TASK DETAILS>
Return the material exactly, first line through the line containing "const pairs = (xs, ys)", and nothing more. Pictures stay out.

RECORDS FOR THIS EXERCISE>

----

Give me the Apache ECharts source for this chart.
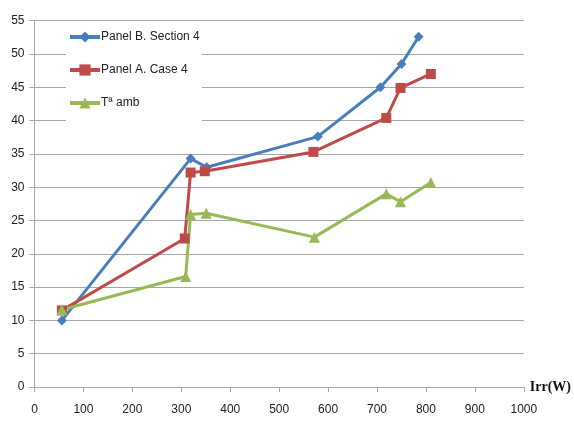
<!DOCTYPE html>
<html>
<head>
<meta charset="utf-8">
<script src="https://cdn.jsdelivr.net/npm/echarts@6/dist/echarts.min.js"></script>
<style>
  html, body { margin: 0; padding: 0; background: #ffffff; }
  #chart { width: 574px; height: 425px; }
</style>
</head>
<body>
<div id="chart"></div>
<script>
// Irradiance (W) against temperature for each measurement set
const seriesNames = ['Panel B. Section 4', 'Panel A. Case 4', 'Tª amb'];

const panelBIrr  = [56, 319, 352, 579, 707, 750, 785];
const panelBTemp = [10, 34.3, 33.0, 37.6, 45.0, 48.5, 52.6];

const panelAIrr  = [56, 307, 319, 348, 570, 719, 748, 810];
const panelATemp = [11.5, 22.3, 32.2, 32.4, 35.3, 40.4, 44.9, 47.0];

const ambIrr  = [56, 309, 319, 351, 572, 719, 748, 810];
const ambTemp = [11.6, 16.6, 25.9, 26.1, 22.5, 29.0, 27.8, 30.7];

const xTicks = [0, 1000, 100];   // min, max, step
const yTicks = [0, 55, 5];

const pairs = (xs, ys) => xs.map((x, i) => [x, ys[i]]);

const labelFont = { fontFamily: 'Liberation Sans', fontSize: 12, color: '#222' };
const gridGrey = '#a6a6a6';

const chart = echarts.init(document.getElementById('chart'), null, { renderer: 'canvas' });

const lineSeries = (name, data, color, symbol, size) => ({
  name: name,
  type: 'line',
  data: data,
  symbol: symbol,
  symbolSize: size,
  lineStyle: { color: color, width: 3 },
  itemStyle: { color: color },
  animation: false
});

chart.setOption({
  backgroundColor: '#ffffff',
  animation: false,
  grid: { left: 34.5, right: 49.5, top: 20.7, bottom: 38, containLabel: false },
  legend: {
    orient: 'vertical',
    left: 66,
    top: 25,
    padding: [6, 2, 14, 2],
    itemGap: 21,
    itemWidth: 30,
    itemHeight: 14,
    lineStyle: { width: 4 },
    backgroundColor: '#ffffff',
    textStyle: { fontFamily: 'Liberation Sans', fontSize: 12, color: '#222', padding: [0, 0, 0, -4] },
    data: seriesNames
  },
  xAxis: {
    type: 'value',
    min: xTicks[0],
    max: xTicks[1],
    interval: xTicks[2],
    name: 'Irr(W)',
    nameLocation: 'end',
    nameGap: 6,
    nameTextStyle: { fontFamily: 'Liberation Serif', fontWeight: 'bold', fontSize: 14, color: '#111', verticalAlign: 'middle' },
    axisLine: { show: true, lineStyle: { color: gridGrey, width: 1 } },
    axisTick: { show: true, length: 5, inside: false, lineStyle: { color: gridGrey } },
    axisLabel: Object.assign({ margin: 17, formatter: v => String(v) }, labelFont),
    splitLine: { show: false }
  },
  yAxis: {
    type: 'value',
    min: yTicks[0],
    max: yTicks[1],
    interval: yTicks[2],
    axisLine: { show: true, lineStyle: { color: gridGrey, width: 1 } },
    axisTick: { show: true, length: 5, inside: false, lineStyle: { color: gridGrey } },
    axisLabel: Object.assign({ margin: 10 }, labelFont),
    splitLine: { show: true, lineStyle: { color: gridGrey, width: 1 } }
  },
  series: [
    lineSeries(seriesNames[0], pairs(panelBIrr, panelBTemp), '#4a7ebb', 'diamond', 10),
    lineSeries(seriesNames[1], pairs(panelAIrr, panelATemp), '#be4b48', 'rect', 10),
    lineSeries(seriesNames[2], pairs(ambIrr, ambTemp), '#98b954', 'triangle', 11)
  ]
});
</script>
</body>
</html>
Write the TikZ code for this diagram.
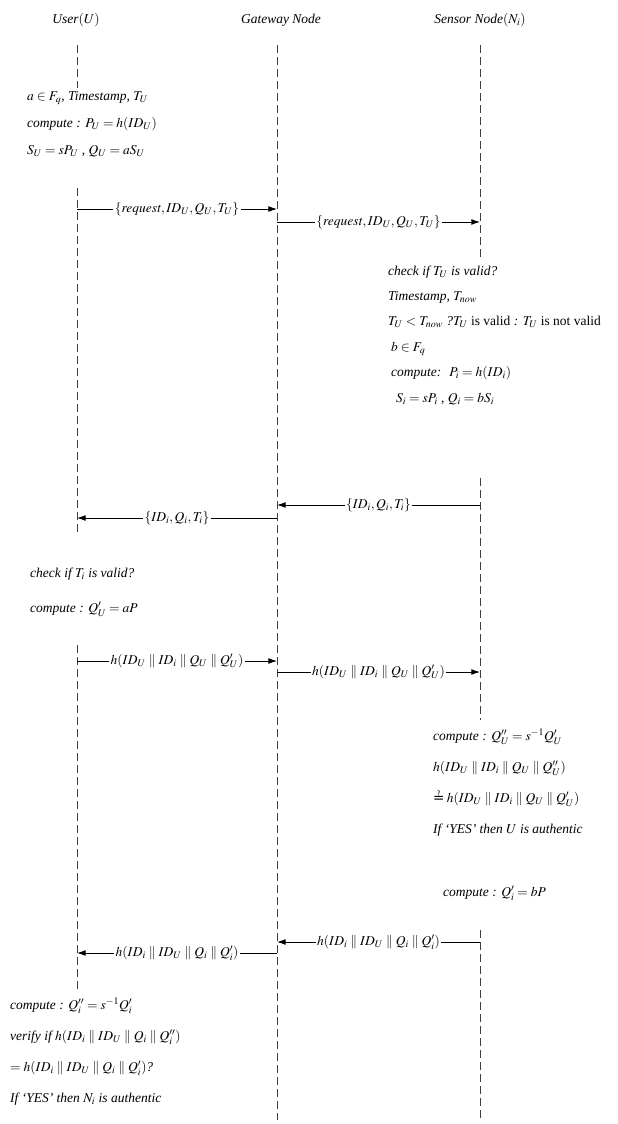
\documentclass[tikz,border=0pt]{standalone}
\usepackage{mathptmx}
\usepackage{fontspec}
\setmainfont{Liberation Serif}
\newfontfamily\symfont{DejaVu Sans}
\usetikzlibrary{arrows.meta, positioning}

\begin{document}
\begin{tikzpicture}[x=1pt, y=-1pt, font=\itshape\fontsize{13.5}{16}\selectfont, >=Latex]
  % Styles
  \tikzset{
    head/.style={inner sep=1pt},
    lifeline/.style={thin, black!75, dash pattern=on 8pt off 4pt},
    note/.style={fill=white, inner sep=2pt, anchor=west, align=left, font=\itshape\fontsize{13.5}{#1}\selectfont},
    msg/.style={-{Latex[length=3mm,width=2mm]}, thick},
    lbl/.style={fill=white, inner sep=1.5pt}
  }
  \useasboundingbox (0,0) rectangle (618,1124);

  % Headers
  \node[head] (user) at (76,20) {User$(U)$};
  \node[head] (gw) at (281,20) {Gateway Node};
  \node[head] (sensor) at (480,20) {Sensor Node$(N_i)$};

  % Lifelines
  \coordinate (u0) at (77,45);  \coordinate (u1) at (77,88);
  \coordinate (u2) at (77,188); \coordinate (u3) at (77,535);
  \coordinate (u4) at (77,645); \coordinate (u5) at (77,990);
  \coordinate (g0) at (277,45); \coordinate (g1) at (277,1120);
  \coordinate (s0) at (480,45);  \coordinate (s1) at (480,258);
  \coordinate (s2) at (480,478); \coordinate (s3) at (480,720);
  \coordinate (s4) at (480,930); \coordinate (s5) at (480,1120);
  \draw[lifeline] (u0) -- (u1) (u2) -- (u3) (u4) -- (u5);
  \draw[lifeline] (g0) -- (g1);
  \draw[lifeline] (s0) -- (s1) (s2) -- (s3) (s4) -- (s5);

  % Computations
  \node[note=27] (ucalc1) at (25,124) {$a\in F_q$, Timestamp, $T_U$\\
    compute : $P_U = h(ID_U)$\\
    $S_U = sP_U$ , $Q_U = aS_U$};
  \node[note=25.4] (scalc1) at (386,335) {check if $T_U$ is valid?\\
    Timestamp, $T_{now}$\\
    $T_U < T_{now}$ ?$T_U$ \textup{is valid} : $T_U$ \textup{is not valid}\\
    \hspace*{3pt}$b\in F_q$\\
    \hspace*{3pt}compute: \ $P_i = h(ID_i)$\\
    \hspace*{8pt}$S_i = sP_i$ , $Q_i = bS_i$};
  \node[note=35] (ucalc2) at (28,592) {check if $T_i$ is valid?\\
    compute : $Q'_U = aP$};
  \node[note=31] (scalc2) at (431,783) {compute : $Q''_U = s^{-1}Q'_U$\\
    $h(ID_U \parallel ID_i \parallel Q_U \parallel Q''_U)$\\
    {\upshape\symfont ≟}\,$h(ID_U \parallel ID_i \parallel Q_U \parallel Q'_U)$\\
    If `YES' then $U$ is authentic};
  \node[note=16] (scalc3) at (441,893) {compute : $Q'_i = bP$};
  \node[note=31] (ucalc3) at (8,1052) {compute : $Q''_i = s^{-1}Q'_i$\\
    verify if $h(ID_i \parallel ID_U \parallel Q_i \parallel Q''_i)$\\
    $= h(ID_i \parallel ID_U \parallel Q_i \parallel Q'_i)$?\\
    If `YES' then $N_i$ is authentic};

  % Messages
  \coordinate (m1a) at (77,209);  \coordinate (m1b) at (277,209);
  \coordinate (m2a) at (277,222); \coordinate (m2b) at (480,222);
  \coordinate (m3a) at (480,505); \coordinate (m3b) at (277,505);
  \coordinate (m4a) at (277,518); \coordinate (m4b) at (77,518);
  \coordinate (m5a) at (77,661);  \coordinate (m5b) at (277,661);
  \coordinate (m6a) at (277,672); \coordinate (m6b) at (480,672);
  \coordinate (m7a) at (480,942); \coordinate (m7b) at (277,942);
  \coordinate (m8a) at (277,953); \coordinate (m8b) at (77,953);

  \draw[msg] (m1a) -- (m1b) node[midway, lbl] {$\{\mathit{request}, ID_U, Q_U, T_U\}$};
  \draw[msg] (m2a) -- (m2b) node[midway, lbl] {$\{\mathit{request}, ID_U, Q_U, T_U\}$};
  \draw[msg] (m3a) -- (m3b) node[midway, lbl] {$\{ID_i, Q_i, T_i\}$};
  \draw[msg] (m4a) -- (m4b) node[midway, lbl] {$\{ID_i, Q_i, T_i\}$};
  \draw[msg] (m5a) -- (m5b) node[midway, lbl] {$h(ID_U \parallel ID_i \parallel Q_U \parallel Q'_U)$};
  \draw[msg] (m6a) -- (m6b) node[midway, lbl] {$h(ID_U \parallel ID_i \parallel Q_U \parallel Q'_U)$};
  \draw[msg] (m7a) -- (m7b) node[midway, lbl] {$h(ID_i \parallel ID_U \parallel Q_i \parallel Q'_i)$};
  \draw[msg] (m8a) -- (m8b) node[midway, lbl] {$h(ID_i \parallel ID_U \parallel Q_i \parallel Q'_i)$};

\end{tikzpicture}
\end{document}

----

OUTPUT OF THE EXERCISE>
Give me the Apache ECharts source for this chart.
<!DOCTYPE html>
<html>
<head>
<meta charset="utf-8">
<script src="https://cdn.jsdelivr.net/npm/echarts@6/dist/echarts.min.js"></script>
<style>
  html, body { margin: 0; padding: 0; background: #ffffff; }
  #chart { width: 574px; height: 425px; }
</style>
</head>
<body>
<div id="chart"></div>
<script>
// Irradiance (W) against temperature for each measurement set
const seriesNames = ['Panel B. Section 4', 'Panel A. Case 4', 'Tª amb'];

const panelBIrr  = [56, 319, 352, 579, 707, 750, 785];
const panelBTemp = [10, 34.3, 33.0, 37.6, 45.0, 48.5, 52.6];

const panelAIrr  = [56, 307, 319, 348, 570, 719, 748, 810];
const panelATemp = [11.5, 22.3, 32.2, 32.4, 35.3, 40.4, 44.9, 47.0];

const ambIrr  = [56, 309, 319, 351, 572, 719, 748, 810];
const ambTemp = [11.6, 16.6, 25.9, 26.1, 22.5, 29.0, 27.8, 30.7];

const xTicks = [0, 1000, 100];   // min, max, step
const yTicks = [0, 55, 5];

const pairs = (xs, ys) => xs.map((x, i) => [x, ys[i]]);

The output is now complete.